I like many character beats in this. MUCH better Kents, MUCH better final confrontation. Superman is more fleshed out too.

Lois is still kinda meh in this. Overly busy Krypton stuff. Zod is rather disposable, because his heavy background with Jor-El doesn't lead anywhere. I mean, giving so much background and origin to Krypton - it's not a history lesson. It needs to have profound impact on future events in terms of character development. If there's none, it's waste of time.
For Zod, it's important for his character in showing how the controlling aspect of breeding on krypton creates someone inhuman like Zod, where once everything is taken from him, he has no ability to move on. He's simply not truly someone with free will. He becomes simply a tool of destruction, to lash out at everything Clark cares for. It's about breaking Zod's character down more and more until there's nothing left of him but that. Take away his family, krypton, his people and he becomes a monster. It helps to show how far he'll go, without the ability and soul to choose different. I understand about the overly busyness of the krypton part, which is why I said that most of it could be explored in the Jor-El hologram scene. As far as Lois, I can see that criticism.

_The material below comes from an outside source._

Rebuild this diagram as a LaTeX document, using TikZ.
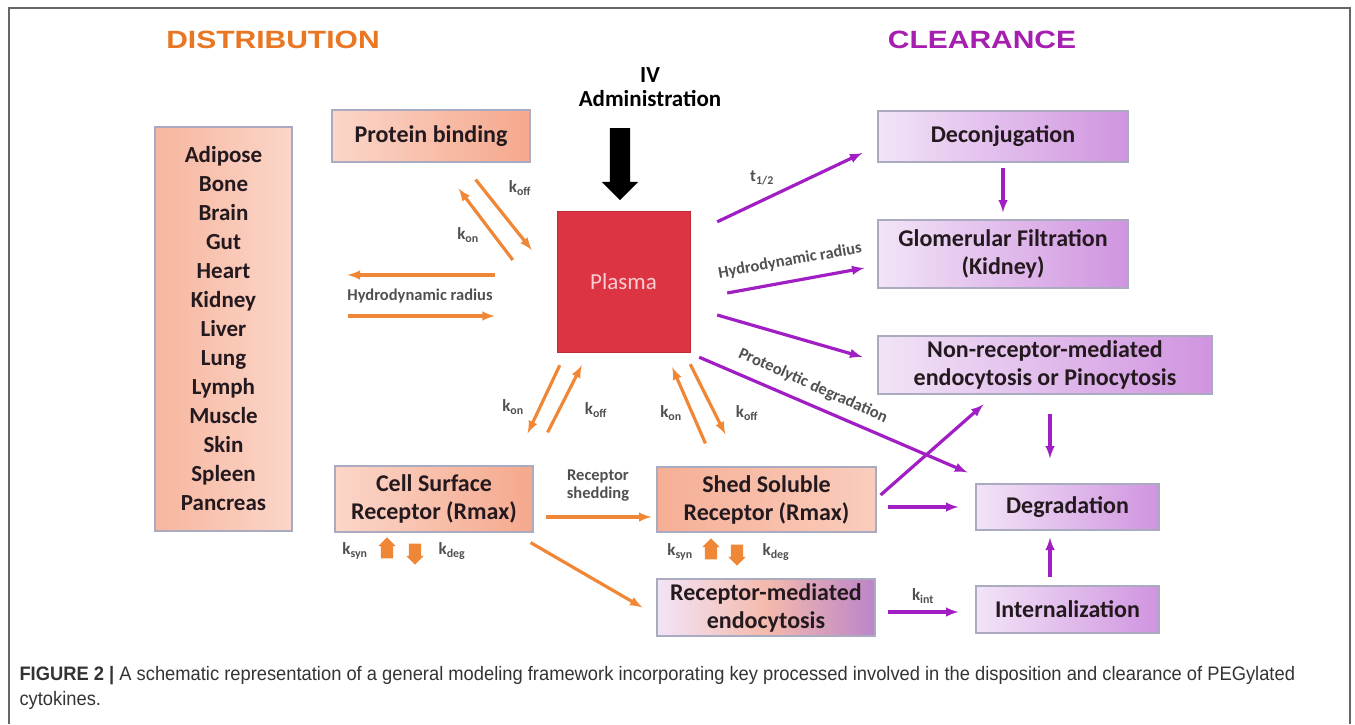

Thank you as well for you kind words!

And the same to everyone else too!
 
Besides Zod makes perfect sense for an origin film and here in the rewrite perfectly illustrates the message for the DCEU that it can start again. Not to mention Brainiac makes perfect sense for a sequel anyway too because of the fact that he in the grander scale of things is a much bigger villain than Zod, so why not save him for a sequel?
 
The biggest thing I would change about Man of Steel is adding an act where Superman is introduced to the world sometime before Zod's invasion. It rubs me the wrong way when an alien supervillain is introduced before Superman ever makes his first public appearance(I wasn't a fan of it in Superman: Earth One).

I think I'd also leave out Lois knowing Clark is Superman even before he starts work at the Daily Planet and wearing the glasses. The reporter/glasses persona would be introduced much sooner rather than being tacked onto the end of the movie. The fact is, that even in spite of the supposed realism of Lois seeing through the disguise, Batman v Superman still depicted the glasses disguise as effective enough to fool most of the rest of the human race.

I'd leave most other things about the same, although I think Zod's plans and motivations need a little work. I felt like his insistence on Earth having to be terraformed was undermined by Zod adapting to the environment so quickly. Plus there wasn't much explanation for why it had to be Earth specifically.

During the final battle, Superman would attempt more rescues and also to lead the battle out of Metropolis while also trying his best to avoid collisions with buildings.